** START OF Provided material **
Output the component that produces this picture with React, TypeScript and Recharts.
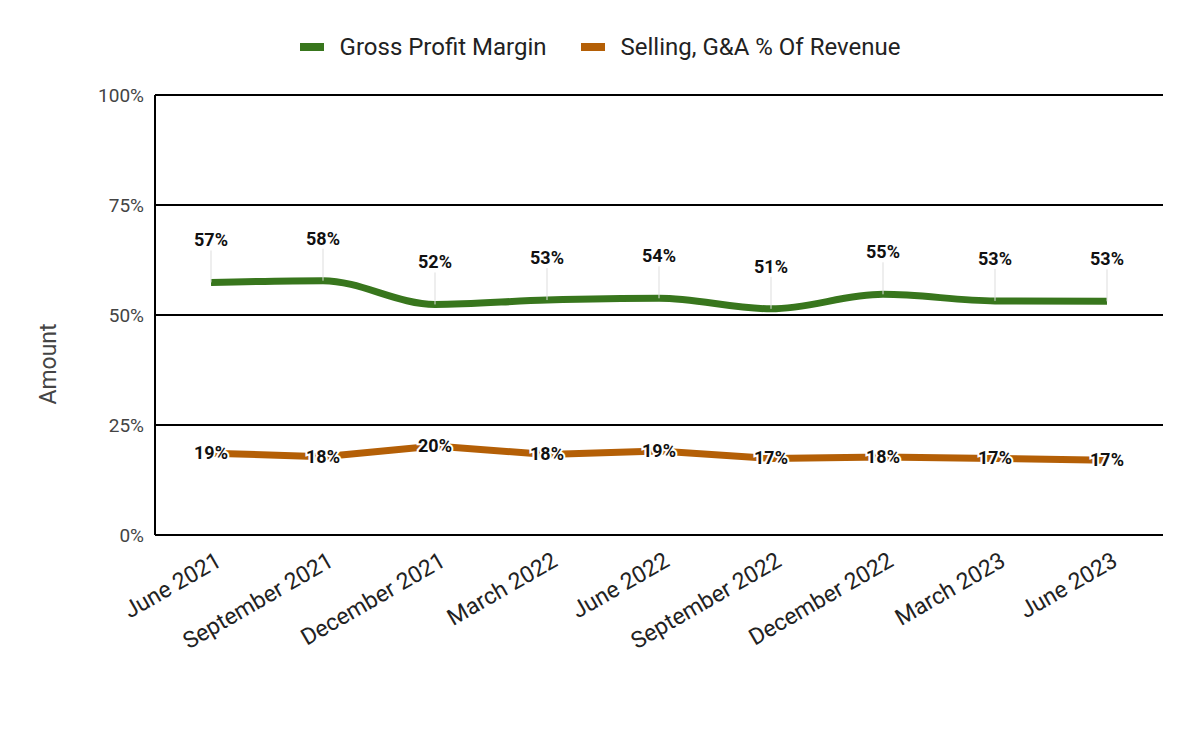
import { CartesianGrid, LabelList, Line, LineChart, XAxis, YAxis } from "recharts";

const months = [
  "June 2021",
  "September 2021",
  "December 2021",
  "March 2022",
  "June 2022",
  "September 2022",
  "December 2022",
  "March 2023",
  "June 2023",
];
const grossMargin = [57.4, 57.8, 52.4, 53.4, 53.8, 51.4, 54.7, 53.2, 53.1];
const sgaPct = [18.6, 17.8, 20.2, 18.3, 19.1, 17.4, 17.7, 17.4, 17.0];
const yTicks = [0, 25, 50, 75, 100];

const GREEN = "#38761d";
const ORANGE = "#b45f06";
const FONT = "Roboto, sans-serif";

const data = months.map((month, i) => ({ month, gross: grossMargin[i], sga: sgaPct[i] }));

function MonthTick({ x, y, payload }: any) {
  return (
    <g transform={`translate(${x + 12},${y + 22})`}>
      <text textAnchor="end" transform="rotate(-30)" fontSize={23} fill="#222" fontFamily={FONT}>
        {payload.value}
      </text>
    </g>
  );
}

function GrossLabel({ x, y, value }: any) {
  return (
    <g>
      <line x1={x} x2={x} y1={y - 32} y2={y} stroke="#ddd" strokeWidth={1} />
      <text x={x} y={y - 36} textAnchor="middle" fontSize={18} fontWeight="bold" fill="#111" fontFamily={FONT}>
        {Math.round(value)}%
      </text>
    </g>
  );
}

function SgaLabel({ x, y, value }: any) {
  return (
    <text
      x={x}
      y={y}
      dy={6}
      textAnchor="middle"
      fontSize={18}
      fontWeight="bold"
      fill="#111"
      stroke="#fff"
      strokeWidth={4}
      paintOrder="stroke"
      fontFamily={FONT}
    >
      {Math.round(value)}%
    </text>
  );
}

function AxisTitle() {
  return (
    <text x={56} y={364} transform="rotate(-90 56 364)" textAnchor="middle" fontSize={23} fill="#444" fontFamily={FONT}>
      Amount
    </text>
  );
}

function LegendItem({ color, label }: { color: string; label: string }) {
  return (
    <div style={{ display: "flex", alignItems: "center" }}>
      <div style={{ width: 24, height: 8, background: color, marginRight: 16 }} />
      <span>{label}</span>
    </div>
  );
}

export default function App() {
  return (
    <div style={{ position: "absolute", left: 0, top: 0, width: 1200, height: 742, background: "#fff" }}>
      <div
        style={{
          position: "absolute",
          top: 33,
          left: 0,
          width: 1200,
          display: "flex",
          justifyContent: "center",
          gap: 34,
          fontFamily: FONT,
          fontSize: 24,
          color: "#222",
          lineHeight: "28px",
        }}
      >
        <LegendItem color={GREEN} label="Gross Profit Margin" />
        <LegendItem color={ORANGE} label="Selling, G&A % Of Revenue" />
      </div>
      <LineChart width={1200} height={742} data={data} margin={{ top: 95, right: 37, bottom: 0, left: 0 }}>
        <CartesianGrid vertical={false} stroke="#000" strokeWidth={2} />
        <XAxis
          dataKey="month"
          height={207}
          padding={{ left: 56, right: 56 }}
          axisLine={false}
          tickLine={false}
          interval={0}
          tick={<MonthTick />}
        />
        <YAxis
          width={155}
          domain={[0, 100]}
          ticks={yTicks}
          tickFormatter={(v) => `${v}%`}
          axisLine={{ stroke: "#000", strokeWidth: 2 }}
          tickLine={false}
          tickMargin={5}
          tick={{ fontSize: 19, fill: "#444", fontFamily: FONT }}
          label={<AxisTitle />}
        />
        <Line
          type="monotone"
          dataKey="gross"
          stroke={GREEN}
          strokeWidth={7}
          dot={false}
          activeDot={false}
          isAnimationActive={false}
        >
          <LabelList dataKey="gross" content={<GrossLabel />} />
        </Line>
        <Line
          type="linear"
          dataKey="sga"
          stroke={ORANGE}
          strokeWidth={7}
          dot={false}
          activeDot={false}
          isAnimationActive={false}
        >
          <LabelList dataKey="sga" content={<SgaLabel />} />
        </Line>
      </LineChart>
    </div>
  );
}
** END OF Provided material **
## [The request]
Please restate the material above line by line, exactly, beginning at its first line and ending with the line that contains "LineChart, XAxis, YAxis", without any pictures.

## [Full answer]
Output the component that produces this picture with React, TypeScript and Recharts.
import { CartesianGrid, LabelList, Line, LineChart, XAxis, YAxis } from "recharts";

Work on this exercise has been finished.